In response to the harmful and often overlooked effects of such life situations, Schecter will be working with a group cohort of minority adolescents at Thornlea Public School (York Region) to see how they are performing. In conducting literature reviews, surveys, and interviews with students and teachers, Schecter aims to better understand stakeholders’ perspectives on what the students and teachers of Thornlea believe are the major challenges for such at-risk youth in terms of language, socialization, school engagement and social and cultural issues.

Schecter is presently designing a portfolio of academic and social activities for these international visa students that will help them with school and societal integration. Activities include: initiating a social club where students can watch movies, discuss television/video series, exchange recipes; and go on field trips to familiarize students with their local and provincial environments and to build a sense of community belongingness.

“I’d like to get a sense of the students and also their caregivers and their parents’ motivation in uprooting adolescent kids from their cultures and countries of origin and enrolling them in ESA programs in Ontario,” Schecter. “It is a crucial stage in their identity formation and they can’t just be left out to pasture ignored.”

Tina Rapke

Partnering with a principal and two teachers from the Toronto District School Board elementary school, Rapke and a doctoral student aim to explore and develop the classroom factors that improve students’ written communication skills in mathematics and communicate this with parents. Rapke notes the EQAO problems that children have most difficulty with today are ones asking them to explain and justify (communicate mathematical ideas in written forms)—raising parental concerns about how their children are learning mathematics and doing on tests.

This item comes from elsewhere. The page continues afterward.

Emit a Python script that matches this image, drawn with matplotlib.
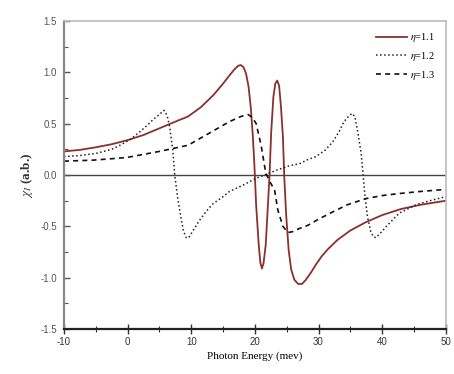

The solution, however, does not lie in “back to the basics,” said Rapke. “You hear things like drill and kill and rote repetition and lots of busywork… to us, that’s not what math is about.” Instead, she urges it is essential to research math learning as a collective, together, in the classroom and focus on students’ ideas and communication.

As part of the research process, teachers share curriculum expectation with Rapke’s team to collaboratively formulate into lesson plans, which are then co-taught alongside the principal and teachers. Math tasks are posed to the class, orchestrating discussion, and student participation is encouraged to collectively discover solutions the class builds on. Students, teachers and researchers create documents that provide feedback to one another and address misconceptions through the communication of their written mathematical ideas.

The objective is to find what improves grades, enriches mathematics learning and starts conversations with parents. Rapke’s team will be reporting test results and creating videos that intend to give parents a sense of the ‘new math’ and its multiple benefits.

“We’re hoping the Ministry will see that these partnerships are really important. We need to be working collaboratively in classrooms together to address the state of mathematics education and increase public confidence,” said Rapke. “We hope the Ministry will even put some funding towards teachers and principals who want to partner with researchers. This is a complex problem and requires educational experts and parents to come together.”